The photo below is a nice comparison of these four cereals. Unfortunately in its original setting it was incorrectly captioned. As far as I am aware, it shows from left to right: barley, wheat, oats and rye.
Forage crops are crops grown specifically to be grazed by livestock or conserved as hay or silage. When harvested as whole plants and cured for animal feed, they are called fodder.
Maize, also called corn or sweet corn, is primarily grown in Belgium as a forage crop. In other areas of the world it is grown mainly as a cereal crop. Belgium produces nearly half a million tonnes of maize per year.

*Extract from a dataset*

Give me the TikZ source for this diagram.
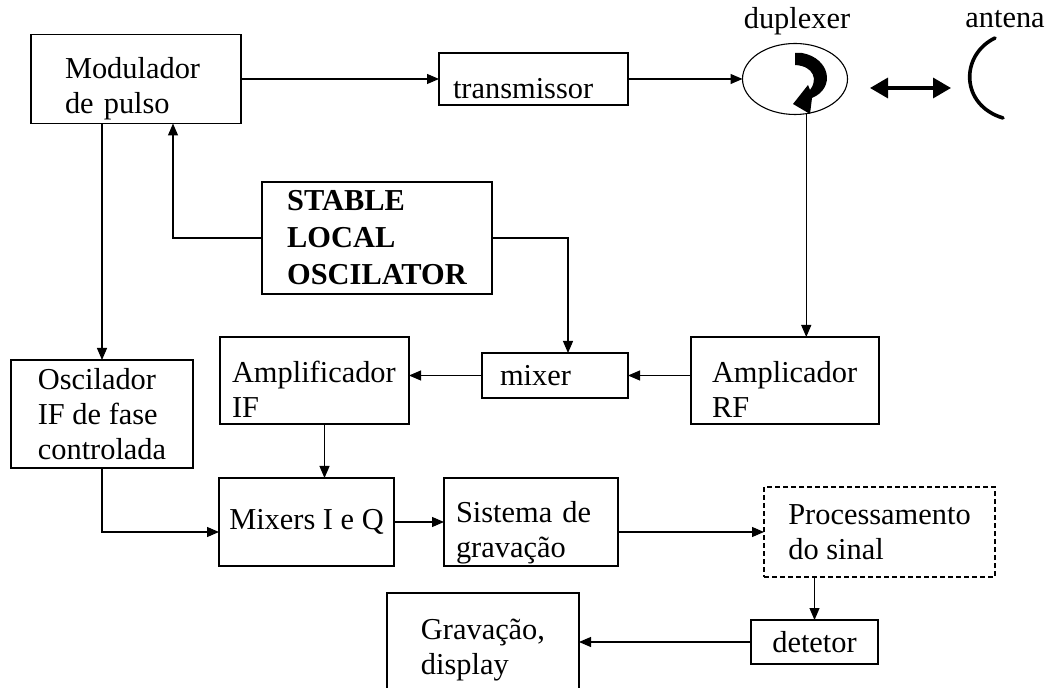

It’s grown as a summer crop, so planted in March and harvested in September.
This is another widespread forage crop grown in Belgium. Elsewhere in the world it’s known as mangelwurzel, mangel beet or field beet. It’s a cultivated root vegetable in the same family as sugar beet and red beet. It’s an easily digestible, energy-rich food for cattle during the winter.
Red and white clover are primarily used for hay, pasture, silage, and soil improvement. These quick-growing crops are however grown less in Belgium than previously. But it’s still possible to come across a beautiful field full of clover in full bloom.
Also known as alfalfa, this is a close relative to the clovers. It is used for grazing, hay, silage, a green manure and a cover crop.
Crops that are used in a variety of industrial processes, either non-food or bulk food processing.
Apparently, the best flax in the world is grown in Belgium, Northern France and the Netherlands. The combination of suitable soil with alternating rain and sunshine makes the region ideal for flax. Coming across a field of blue flax on a country walk is a special sight. In Belgium there are around 2000 farms that grow flax, 50 companies that process the fibre, and seven linen weaving mills. Did you know that flax is one of the most sustainable fibres in the world? All parts of the plant can be used, so there is no waste, and the fibre is biodegradable.
Belgian farmers produce over five million tonnes of sugar beet each year. The mountains of beet left to dry on the side of a field are a common sight, particularly in the provinces Liège, Hainaut and Walloon Brabant, as well as around Tienen in Flanders. Thanks to its high concentration of sucrose, it’s converted into a range of sugar products. These include sweeteners for hot drinks; desserts; jams; and caster sugar. An interesting fact about sugar beet is that one hectare of sugar beet converts 30 tonnes of CO2 into some 13 million litres of oxygen per year. That’s four times more than one hectare of forest. (References 1 and 2).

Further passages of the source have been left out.